World Ch's continue in Arco, which has earned it
Jul 19th 2011
The lead-climbing arm of the 2011 World Championships, held in Arco, Italy, begins tomorrow, to be streamed live. Women's qualifications are Wednesday, men's on Thursday, with women's semis and finals on Friday and men's to follow on Saturday.
The multi-event World Championships, currently well underway, meld two of the most prestigious events in climbing, the former Arco Invitational with the World Championships, which only occur every other year. The town of Arco beat out mega-metropolis areas like Paris and Moscow for the IFSC World Championship bid.
Arco is a grand stage for competitive rock climbing, its prestige arising naturally from the huge limestone cliffs that border the city on one side. Climbing has been a significant aspect of the area since the 1930s when Bruno Detassis made multiple first ascents of difficult routes, like Brenta Alta and Sass Maor in the Trento area. In the 1960s and '70s big names like Messner, Holzner and Martini frequented the area, solidifying Arco’s reputation for quality. Then in 1987, Arco would become the home for the influential Rock Masters climbing event, where the world's top climbers were invited to see how high they could climb.

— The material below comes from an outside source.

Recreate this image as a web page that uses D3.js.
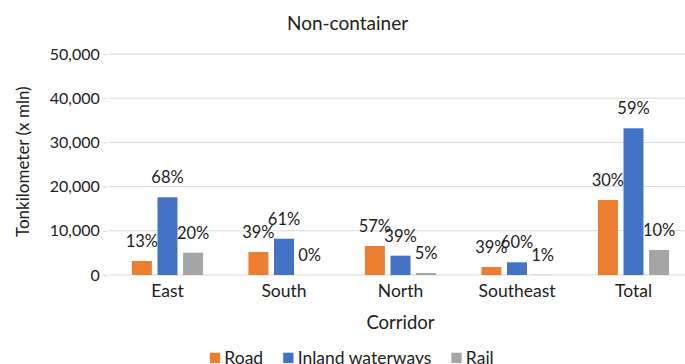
<!DOCTYPE html>
<html>
<head>
<meta charset="utf-8">
<script src="https://cdn.jsdelivr.net/npm/d3@7"></script>
<style>
  html, body { margin: 0; padding: 0; background: #fff; }
  svg { display: block; }
  text { font-family: Lato, "Open Sans", sans-serif; fill: #222; }
</style>
</head>
<body>
<svg id="chart" width="685" height="364"></svg>
<script>
// Freight volume per corridor, tonkilometer (x mln)
const corridors = ["East", "South", "North", "Southeast", "Total"];
const seriesNames = ["Road", "Inland waterways", "Rail"];
const seriesColors = ["#ED7D31", "#4472C4", "#A5A5A5"];
const roadValues = [3170, 5200, 6560, 1810, 16970];
const waterwayValues = [17580, 8210, 4370, 2870, 33190];
const railValues = [5050, 0, 450, 50, 5660];
// Modal share labels per corridor (%)
const roadShares = [13, 39, 57, 39, 30];
const waterwayShares = [68, 61, 39, 60, 59];
const railShares = [20, 0, 5, 1, 10];
const yTicks = [0, 10000, 20000, 30000, 40000, 50000];

const values = [roadValues, waterwayValues, railValues];
const shares = [roadShares, waterwayShares, railShares];

const svg = d3.select("#chart");
const plot = { left: 109.25, right: 691.75, top: 54, bottom: 275 };

const x0 = d3.scaleBand().domain(corridors).range([plot.left, plot.right]).padding(0);
const x1 = d3.scaleBand().domain(d3.range(seriesNames.length))
  .range([0, x0.bandwidth()]).paddingInner(0.22).paddingOuter(0.885);
const y = d3.scaleLinear().domain([0, 50000]).range([plot.bottom, plot.top]);
const fmt = d3.format(",");

// horizontal gridlines
svg.append("g").selectAll("line").data(yTicks).join("line")
  .attr("x1", plot.left).attr("x2", plot.right)
  .attr("y1", d => y(d)).attr("y2", d => y(d))
  .attr("stroke", "#D9D9D9").attr("stroke-width", 1);

// y axis labels with small ticks
const yAxis = d3.axisLeft(y).tickValues(yTicks).tickFormat(fmt).tickSize(4.5).tickPadding(3);
const gy = svg.append("g").attr("transform", `translate(${plot.left - 2},0)`).call(yAxis);
gy.select(".domain").remove();
gy.selectAll(".tick line").attr("stroke", "#D9D9D9");
gy.selectAll(".tick text").style("font-size", "16px").style("font-family", "Lato, sans-serif").attr("fill", "#222");

// x axis labels
const xAxis = d3.axisBottom(x0).tickSize(0).tickPadding(10);
const gx = svg.append("g").attr("transform", `translate(0,${plot.bottom})`).call(xAxis);
gx.select(".domain").remove();
gx.selectAll(".tick text").style("font-size", "17.5px").style("font-family", "Lato, sans-serif").attr("fill", "#222");

// bars and share labels
const groups = svg.append("g").selectAll("g").data(corridors).join("g")
  .attr("transform", d => `translate(${x0(d)},0)`);

seriesNames.forEach((name, s) => {
  groups.append("rect")
    .attr("x", x1(s))
    .attr("width", x1.bandwidth())
    .attr("y", (d, i) => y(values[s][i]))
    .attr("height", (d, i) => plot.bottom - y(values[s][i]))
    .attr("fill", seriesColors[s]);
  groups.append("text")
    .attr("x", x1(s) + x1.bandwidth() / 2)
    .attr("y", (d, i) => y(values[s][i]) - 14)
    .attr("text-anchor", "middle")
    .style("font-size", "16.5px")
    .text((d, i) => shares[s][i] + "%");
});

// titles
svg.append("text").attr("x", 347.5).attr("y", 29.5).attr("text-anchor", "middle")
  .style("font-size", "19px").text("Non-container");
svg.append("text").attr("x", (plot.left + plot.right) / 2).attr("y", 329).attr("text-anchor", "middle")
  .style("font-size", "18.5px").text("Corridor");
svg.append("text").attr("transform", "translate(28.5,161.7) rotate(-90)").attr("text-anchor", "middle")
  .style("font-size", "17px").text("Tonkilometer (x mln)");

// legend
const legend = svg.append("g");
let lx = 0;
seriesNames.forEach((name, s) => {
  const item = legend.append("g").attr("transform", `translate(${lx},0)`);
  item.append("rect").attr("x", 0).attr("y", 352.7).attr("width", 10.3).attr("height", 10.3).attr("fill", seriesColors[s]);
  const t = item.append("text").attr("x", 14.5).attr("y", 364).style("font-size", "17.5px").text(name);
  lx += 14.5 + t.node().getComputedTextLength() + 20;
});
const legendWidth = lx - 20;
legend.attr("transform", `translate(${351.8 - legendWidth / 2},0)`);
</script>
</body>
</html>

Arco capitalized on the tourism climbing provided, built a climbing “stadium,” and became a top destination for competitive climbing.
Emily Harrington, U.S. team athlete and competitor in this years World Championship lead event says in her blog, “It is a climbing town, THE climbing town. Arco is the most celebrated and nostalgic place in modern sport climbing’s history and rightfully so. Competition climbing has its roots here.”
Among those in Arco currently to compete in lead are Sasha DiGiulian, Carlo Traversi, and Emily Harrington. The Bouldering event finished up this past weekend, July 17, with DiGiulian taking second place overall. Sean McColl of Canada is known as another athlete able to do well in both disciplines.
The qualifying rounds for the lead event start July 20 and the magnitude of the event is on the minds of the athletes.
Carlo Traversi says in his blog, “It is by far the largest and most difficult climbing competition that I have ever attended. Because it only occurs once every two years, the event is taken much more seriously.”